Work experience student brings in £4.3m
A STUDENT on work experience has designed a computer program which could help make a firm £4.3 million.
Iain Whiteside, 21, a computer-science and maths undergraduate at Edinburgh University, used his expertise to create a system designed to boost the National Grid.
Using his program, the Edinburgh-based firm Flexitricity will be able to cut the amount of power used by large companies when the grid experiences a surge.
The grid's resources are most in demand at breakfast time, during football matches or peak evening TV viewing.
Flexitricity will be able to use the program to remotely turn off air-conditioning or other non-essential systems for brief periods in large supermarket chains, water companies and refrigeration firms. This will release more power for domestic use.

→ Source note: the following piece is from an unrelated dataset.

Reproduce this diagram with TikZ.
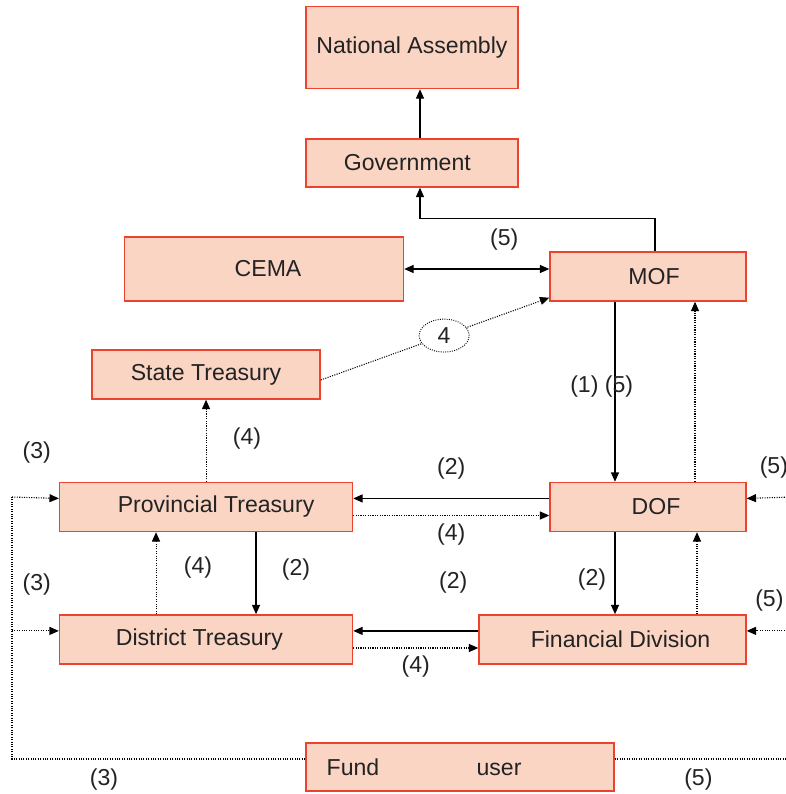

The grid will then pay Flexitricity for the power it frees up to be directed elsewhere.
The firm estimates the amount of energy it will release could be worth up to 4.3 million - cash which it will then receive from the grid.
That income will be shared with the businesses that Flexitricity has signed up to the project.
The move will reduce the grid's need to rely on back-up generators to meet demand, and benefit the environment by cutting overall energy use.
The scheme also means the grid would cope more efficiently when faults develop at power plants, forcing them to shut down production.
Mr Whiteside, a third-year student from Larne, in Northern Ireland, was awarded for his efforts with a job at Flexitricity and a 1,000 prize as the UK's most enterprising student in a competition held by Shell.
He said: "The project really captured my imagination - and that undoubtedly helped me to achieve so much.
"It's an amazing feeling getting the project through to completion and knowing that I made a difference."
Alastair Martin, chief executive of Flexitricity, said he was very impressed by Mr Whiteside's ability.
He said: "He came in to make the project work and he approached us with a willingness and thinking that turned out to be spot-on.
"I have only ever had to explain something to Ian once and if I needed to explain it twice, it's probably because something wasn't right in the first place."
The company has now employed Mr Whiteside as a senior operator part-time while he is still studying.
Supermarket chain Tesco has agreed to one of their Glasgow stores acting as a pilot for the scheme.
Flexitricity also intends to approach water companies, which could temporarily shut down pumps, and refrigeration firms, which could turn-off equipment for a short period.